To make this more clear, there can be boring fonts that are technically perfect, but no beautiful fonts that are technically flawed. A truly beautiful font must be technically well-executed and have some character, some panache, some swagger.

Helvetica’s capital R at the left, and Arial’s capital R on the right

Compare Helvetica and Arial. Arial shares all its metrics with Helvetica and even if we grant that it is technically acceptable, which capital R makes your heart sing, and which looks like a flaccid eggplant?

It’s not arbitrary. Helvetica’s R has a better balance horizontally but Arial’s juts out to the right awkwardly, and makes kerning worse.

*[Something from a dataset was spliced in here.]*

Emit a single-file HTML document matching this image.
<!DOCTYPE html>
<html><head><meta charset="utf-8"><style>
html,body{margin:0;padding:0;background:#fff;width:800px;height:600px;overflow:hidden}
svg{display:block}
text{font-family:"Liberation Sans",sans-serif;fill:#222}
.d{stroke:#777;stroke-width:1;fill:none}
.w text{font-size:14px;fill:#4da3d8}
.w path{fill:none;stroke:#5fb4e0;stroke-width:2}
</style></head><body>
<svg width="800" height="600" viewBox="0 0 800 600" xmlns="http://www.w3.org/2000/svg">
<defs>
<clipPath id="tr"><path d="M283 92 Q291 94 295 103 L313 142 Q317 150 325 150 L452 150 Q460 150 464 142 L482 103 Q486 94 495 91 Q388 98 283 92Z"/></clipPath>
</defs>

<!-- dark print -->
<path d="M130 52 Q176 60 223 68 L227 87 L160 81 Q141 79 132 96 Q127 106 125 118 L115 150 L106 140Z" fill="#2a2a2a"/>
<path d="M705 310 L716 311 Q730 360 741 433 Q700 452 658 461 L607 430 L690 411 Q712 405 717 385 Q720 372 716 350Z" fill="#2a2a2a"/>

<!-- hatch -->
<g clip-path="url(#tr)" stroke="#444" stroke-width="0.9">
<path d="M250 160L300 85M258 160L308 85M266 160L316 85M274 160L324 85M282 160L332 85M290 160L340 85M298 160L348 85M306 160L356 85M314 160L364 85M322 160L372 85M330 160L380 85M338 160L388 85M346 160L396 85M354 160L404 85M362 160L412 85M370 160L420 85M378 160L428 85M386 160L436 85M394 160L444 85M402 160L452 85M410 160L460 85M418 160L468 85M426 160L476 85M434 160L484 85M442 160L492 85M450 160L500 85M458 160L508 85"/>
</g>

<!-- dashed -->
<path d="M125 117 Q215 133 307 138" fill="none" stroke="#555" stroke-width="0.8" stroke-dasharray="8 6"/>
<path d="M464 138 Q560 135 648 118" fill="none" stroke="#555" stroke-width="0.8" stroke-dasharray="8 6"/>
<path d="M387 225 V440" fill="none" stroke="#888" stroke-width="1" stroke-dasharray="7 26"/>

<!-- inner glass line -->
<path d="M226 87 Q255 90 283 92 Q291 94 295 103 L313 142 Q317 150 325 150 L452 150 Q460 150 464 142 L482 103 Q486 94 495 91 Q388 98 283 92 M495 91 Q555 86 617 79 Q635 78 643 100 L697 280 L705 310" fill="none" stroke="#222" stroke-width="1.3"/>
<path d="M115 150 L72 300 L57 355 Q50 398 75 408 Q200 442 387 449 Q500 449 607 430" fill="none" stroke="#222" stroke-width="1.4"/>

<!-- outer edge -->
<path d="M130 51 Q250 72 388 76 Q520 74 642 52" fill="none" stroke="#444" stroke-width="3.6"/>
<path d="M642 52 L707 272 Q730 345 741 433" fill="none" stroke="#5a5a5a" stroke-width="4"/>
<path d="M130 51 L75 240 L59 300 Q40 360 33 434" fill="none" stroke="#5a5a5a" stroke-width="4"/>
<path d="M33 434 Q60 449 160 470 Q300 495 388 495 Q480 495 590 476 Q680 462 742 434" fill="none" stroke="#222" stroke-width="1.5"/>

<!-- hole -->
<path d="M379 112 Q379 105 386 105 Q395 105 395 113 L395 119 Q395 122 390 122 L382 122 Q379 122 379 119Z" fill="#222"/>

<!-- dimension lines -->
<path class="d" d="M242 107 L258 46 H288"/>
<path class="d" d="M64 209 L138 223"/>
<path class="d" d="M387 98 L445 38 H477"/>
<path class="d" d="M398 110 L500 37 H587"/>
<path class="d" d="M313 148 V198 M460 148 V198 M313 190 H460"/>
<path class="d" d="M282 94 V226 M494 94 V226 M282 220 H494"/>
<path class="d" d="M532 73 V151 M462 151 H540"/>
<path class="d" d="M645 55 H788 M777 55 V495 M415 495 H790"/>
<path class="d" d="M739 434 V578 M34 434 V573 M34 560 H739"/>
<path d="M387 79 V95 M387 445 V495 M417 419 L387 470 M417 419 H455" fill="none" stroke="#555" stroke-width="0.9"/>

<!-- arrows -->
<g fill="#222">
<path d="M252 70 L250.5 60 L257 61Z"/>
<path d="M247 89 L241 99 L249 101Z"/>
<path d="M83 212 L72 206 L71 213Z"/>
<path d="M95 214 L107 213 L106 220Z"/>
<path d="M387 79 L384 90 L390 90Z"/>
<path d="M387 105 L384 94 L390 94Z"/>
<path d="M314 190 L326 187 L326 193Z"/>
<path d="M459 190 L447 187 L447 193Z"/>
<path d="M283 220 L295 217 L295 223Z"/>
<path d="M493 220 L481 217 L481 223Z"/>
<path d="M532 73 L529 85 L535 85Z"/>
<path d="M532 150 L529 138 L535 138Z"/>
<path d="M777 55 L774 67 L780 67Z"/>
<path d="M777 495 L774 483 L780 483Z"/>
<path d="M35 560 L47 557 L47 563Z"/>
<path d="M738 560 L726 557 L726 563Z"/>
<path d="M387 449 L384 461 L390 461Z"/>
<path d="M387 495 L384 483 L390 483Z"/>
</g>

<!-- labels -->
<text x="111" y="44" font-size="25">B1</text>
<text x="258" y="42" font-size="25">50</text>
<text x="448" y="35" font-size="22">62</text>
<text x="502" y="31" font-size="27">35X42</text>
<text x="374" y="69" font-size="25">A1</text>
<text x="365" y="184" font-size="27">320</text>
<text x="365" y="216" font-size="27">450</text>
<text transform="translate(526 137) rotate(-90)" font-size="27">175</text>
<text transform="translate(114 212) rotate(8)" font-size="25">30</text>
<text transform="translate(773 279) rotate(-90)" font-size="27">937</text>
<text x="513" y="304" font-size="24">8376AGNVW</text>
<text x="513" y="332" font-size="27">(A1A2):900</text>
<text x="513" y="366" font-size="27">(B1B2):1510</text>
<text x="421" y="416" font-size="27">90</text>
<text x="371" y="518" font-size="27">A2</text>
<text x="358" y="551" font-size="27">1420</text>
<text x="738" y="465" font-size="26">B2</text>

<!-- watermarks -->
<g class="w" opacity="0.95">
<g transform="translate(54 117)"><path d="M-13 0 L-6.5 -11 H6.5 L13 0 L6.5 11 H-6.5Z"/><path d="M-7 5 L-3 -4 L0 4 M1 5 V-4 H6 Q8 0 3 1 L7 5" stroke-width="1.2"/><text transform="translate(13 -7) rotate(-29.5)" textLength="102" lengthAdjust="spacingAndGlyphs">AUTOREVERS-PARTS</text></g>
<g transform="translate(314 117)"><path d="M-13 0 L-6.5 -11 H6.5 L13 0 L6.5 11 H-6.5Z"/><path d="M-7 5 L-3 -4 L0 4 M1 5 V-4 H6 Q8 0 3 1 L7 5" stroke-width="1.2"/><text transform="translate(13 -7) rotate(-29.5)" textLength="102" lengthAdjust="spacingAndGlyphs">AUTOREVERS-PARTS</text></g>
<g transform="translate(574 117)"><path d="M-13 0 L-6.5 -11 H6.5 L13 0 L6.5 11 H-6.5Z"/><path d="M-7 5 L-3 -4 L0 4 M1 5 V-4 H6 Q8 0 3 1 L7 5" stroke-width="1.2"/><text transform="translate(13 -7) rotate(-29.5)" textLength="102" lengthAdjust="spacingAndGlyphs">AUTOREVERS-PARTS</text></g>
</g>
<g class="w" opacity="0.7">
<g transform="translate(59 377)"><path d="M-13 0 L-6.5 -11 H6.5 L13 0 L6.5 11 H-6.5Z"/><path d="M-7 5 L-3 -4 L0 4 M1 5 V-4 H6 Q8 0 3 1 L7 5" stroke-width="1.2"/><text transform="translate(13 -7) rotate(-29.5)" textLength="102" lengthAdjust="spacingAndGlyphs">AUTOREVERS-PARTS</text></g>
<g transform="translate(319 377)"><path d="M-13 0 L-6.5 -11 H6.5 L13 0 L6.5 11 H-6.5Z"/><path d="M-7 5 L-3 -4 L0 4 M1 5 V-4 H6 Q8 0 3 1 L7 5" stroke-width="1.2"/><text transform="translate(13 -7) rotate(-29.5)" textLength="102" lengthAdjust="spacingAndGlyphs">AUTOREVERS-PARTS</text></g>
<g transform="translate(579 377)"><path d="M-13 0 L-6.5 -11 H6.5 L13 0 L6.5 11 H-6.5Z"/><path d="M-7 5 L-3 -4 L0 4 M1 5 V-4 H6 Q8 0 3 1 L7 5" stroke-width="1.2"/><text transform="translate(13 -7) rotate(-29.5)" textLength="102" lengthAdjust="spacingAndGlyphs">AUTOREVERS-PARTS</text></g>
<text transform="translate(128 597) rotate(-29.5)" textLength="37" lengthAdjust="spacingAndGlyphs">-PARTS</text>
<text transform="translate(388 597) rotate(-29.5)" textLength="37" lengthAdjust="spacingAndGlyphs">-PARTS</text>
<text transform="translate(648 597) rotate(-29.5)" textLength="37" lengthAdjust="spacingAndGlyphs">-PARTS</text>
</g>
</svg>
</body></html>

So in Helvetica the word “Right” in Arial at a glance looks like “R ight,” or worse the “R” touches the bottom of the “i.” Arial copied the entirety of Helvetica and then changed a few glyphs for no reason (or worse, to claim that it’s not actually technically identical), and certainly made few if any improvements.

Typography and information design can be criticized candidly too. Bad kerning, illegibility, weird contrast issues, bad size hierarchy and poor alignment, overuse or misuse of formatting such as both space and indentation for paragraphs, use of underline instead of italics, use of built-in fonts, lack of polish with layout and spacing metrics, typos and missing hyphens, lack of title-casing, and on and on, all of these give away the game that someone is a visual amateur and hasn’t even seen or noticed that some design works and some just doesn’t. Some design punishes the reader or user. Trips them up, like a piece of uneven sidewalk. Makes them think, instead of having the designer, writer or programmer do the thinking up front. It’s akin to not speaking the native tongue versus being fluent.

It’s not just arbitrary snobbism or rule-making as a shibboleth. It’s called learning to see and learning human empathy.

Maybe the opposite should be called design blindness?